You don't want to be trying to lineup your shot after they have started. You can tweak your composition, but don't be caught not knowing where they will go off.
Consider clear view verses using foreground or surrounding to help make your fireworks stand out. My favorite shots tend to be those iconic locations in the foreground like the Statue of Liberty or the Golden Gate Bridge in San Francisco.
Tripod and Cable Release
I recommend using a tripod and a cable release. This will keep the camera as still as possible during a long exposure.
This is the Nikon MC-30 that I have used for years on different Nikon Cameras. |
Camera Settings
- Manual
- White Balance - Daylight
- ISO 100
- ƒ/8
- Bulb Shutter-speed and keep open for two bursts of fireworks using cable release
My exposures were from 6 seconds to about 12 seconds on average. I typically might shoot 75 to 100 photos and only really like about 10 of those shots.

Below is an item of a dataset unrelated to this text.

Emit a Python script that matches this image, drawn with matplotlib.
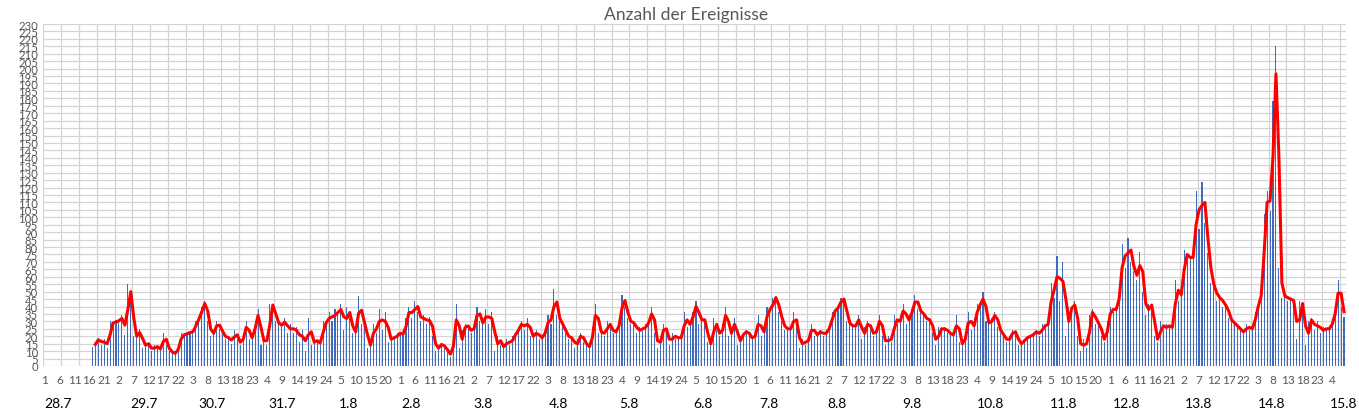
import matplotlib
matplotlib.use("Agg")
import matplotlib.pyplot as plt
import matplotlib.transforms as mtransforms
import numpy as np
import pandas as pd

plt.rcParams['font.family'] = ['Lato', 'DejaVu Sans']

# Days shown on the outer axis level, hours 1..24 on the inner level
days = ['28.7', '29.7', '30.7', '31.7', '1.8', '2.8', '3.8', '4.8', '5.8', '6.8',
        '7.8', '8.8', '9.8', '10.8', '11.8', '12.8', '13.8', '14.8', '15.8']

# hourly counts per day (None = no data)
d_28_7 = [None] * 16 + [13, 16, 19, 14, 18, 12, 30, 28]
d_29_7 = [31, 30, 34, 21, 55, 45, 20, 20, 25, 12, 16, 14, 10, 14, 12, 11, 22, 14, 10, 9, 8, 14, 22, 20]
d_30_7 = [23, 22, 24, 30, 33, 40, 44, 30, 20, 24, 30, 25, 22, 18, 20, 15, 24, 18, 14, 22, 30, 18, 20, 30]
d_31_7 = [38, 14, 20, 14, 42, 40, 30, 28, 27, 32, 22, 28, 22, 26, 16, 24, 10, 32, 14, 18, 16, 15, 30, 28]
d_1_8 = [36, 30, 38, 34, 42, 24, 40, 32, 22, 24, 47, 28, 30, 12, 16, 28, 22, 38, 24, 36, 16, 20, 18, 22]
d_2_8 = [22, 21, 32, 40, 32, 44, 36, 30, 34, 28, 33, 20, 10, 14, 15, 12, 10, 6, 20, 42, 12, 24, 28, 26]
d_3_8 = [22, 28, 40, 30, 28, 38, 28, 36, 10, 20, 14, 12, 18, 14, 20, 22, 26, 30, 24, 32, 20, 20, 24, 18]
d_4_8 = [20, 24, 34, 28, 52, 34, 30, 26, 22, 18, 20, 12, 18, 22, 16, 14, 12, 26, 42, 22, 24, 20, 30, 26]
d_5_8 = [22, 24, 30, 48, 40, 32, 28, 30, 22, 26, 24, 28, 30, 40, 22, 12, 20, 28, 22, 14, 22, 18, 20, 18]
d_6_8 = [36, 26, 30, 36, 44, 28, 34, 28, 16, 14, 32, 24, 20, 28, 40, 20, 24, 32, 14, 20, 22, 24, 20, 18]
d_7_8 = [22, 34, 20, 26, 40, 36, 46, 46, 36, 30, 24, 26, 24, 36, 26, 12, 18, 14, 20, 28, 20, 22, 24, 20]
d_8_8 = [24, 26, 36, 38, 40, 46, 44, 30, 28, 26, 28, 34, 18, 26, 30, 24, 20, 26, 34, 20, 14, 20, 16, 34]
d_9_8 = [28, 32, 42, 28, 34, 38, 48, 38, 36, 34, 30, 32, 22, 14, 26, 24, 26, 22, 22, 20, 34, 16, 14, 22]
d_10_8 = [36, 24, 30, 42, 40, 50, 30, 28, 32, 36, 26, 22, 20, 16, 20, 24, 22, 14, 16, 18, 20, 20, 22, 24]
d_11_8 = [20, 28, 26, 30, 56, 46, 74, 44, 70, 20, 40, 38, 44, 20, 10, 18, 12, 34, 38, 28, 30, 20, 16, 30]
d_12_8 = [40, 36, 40, 50, 82, 66, 86, 70, 64, 58, 77, 50, 34, 42, 40, 20, 16, 30, 24, 28, 26, 26, 58, 44]
d_13_8 = [52, 78, 72, 74, 72, 118, 92, 124, 96, 76, 56, 54, 44, 48, 40, 42, 32, 30, 28, 26, 24, 22, 28, 24]
d_14_8 = [26, 36, 44, 50, 102, 118, 104, 178, 215, 66, 46, 48, 44, 46, 42, 18, 44, 40, 14, 30, 32, 24, 30, 22]
d_15_8 = [26, 24, 26, 30, 40, 58, 40, 33]

# date label anchors (category index where Excel printed each date)
date_label_pos = [4.4, 33.5, 56.4, 80.1, 102.7, 123.7, 148.0, 173.4, 197.4, 222.4,
                  244.7, 267.7, 293.1, 319.7, 344.1, 365.4, 389.7, 414.4, 438.7]

events = (d_28_7 + d_29_7 + d_30_7 + d_31_7 + d_1_8 + d_2_8 + d_3_8 + d_4_8 + d_5_8
          + d_6_8 + d_7_8 + d_8_8 + d_9_8 + d_10_8 + d_11_8 + d_12_8 + d_13_8 + d_14_8 + d_15_8)
vals = pd.Series([np.nan if v is None else v for v in events], dtype=float)
x = np.arange(len(vals))
hour_labels = [str(i % 24 + 1) for i in x]

# moving average trendline, period 2
trend = vals.rolling(2).mean()

fig = plt.figure(figsize=(13.59, 4.14), dpi=100)
ax = fig.add_axes([43.5 / 1359, 47 / 414, 1302 / 1359, 342 / 414])

grid_c = '#d4d4d4'
for yv in range(0, 231, 5):
    ax.axhline(yv, color=grid_c, lw=0.9, zorder=0)
for xv in np.arange(-0.5, len(vals), 6):
    ax.axvline(xv, color=grid_c, lw=0.9, zorder=0)

ax.bar(x, vals.fillna(0), width=0.36, color='#3e6bbd', zorder=2)
ax.plot(x, trend, color='#ff0000', lw=2.2, zorder=3)

ax.set_xlim(-0.5, len(vals) - 0.5)
ax.set_ylim(0, 230)
ax.set_yticks(range(0, 231, 5))
ax.set_yticklabels([str(v) for v in range(0, 231, 5)], fontsize=8.2, color='#595959')
ax.set_xticks(x[::5])
ax.set_xticklabels(hour_labels[::5], fontsize=8.6, color='#595959')
ax.tick_params(length=0, pad=6)
ax.tick_params(axis='y', pad=4)
for s in ax.spines.values():
    s.set_visible(False)

trans = mtransforms.blended_transform_factory(ax.transData, fig.transFigure)
for lbl, pos in zip(days, date_label_pos):
    ax.text(pos, 10 / 414, lbl, transform=trans, ha='center', va='center',
            fontsize=10, color='black')

fig.text(686 / 1359, 1 - 15 / 414, 'Anzahl der Ereignisse', ha='center', va='center',
         fontsize=12.6, color='#595959')

fig.savefig('out.png', dpi=100)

Nikon D3S, 14-24mm, ISO 100, ƒ/8, 11 sec |
When to press shutter?
When you hear the boom of the fireworks, click the shutter and don't let go until the end of the second fireworks. The bursting will create those wonderful shapes. If you shoot at faster shutter speeds you just don't get the same exposure. The reason is as the bright fragments are moving you are capturing them through out the exposure, whereas the faster shutter speed would freeze them.
This is similar to photographing car lights on streets at night. By letting the cars continue to move you get a trace of the lights through the photo.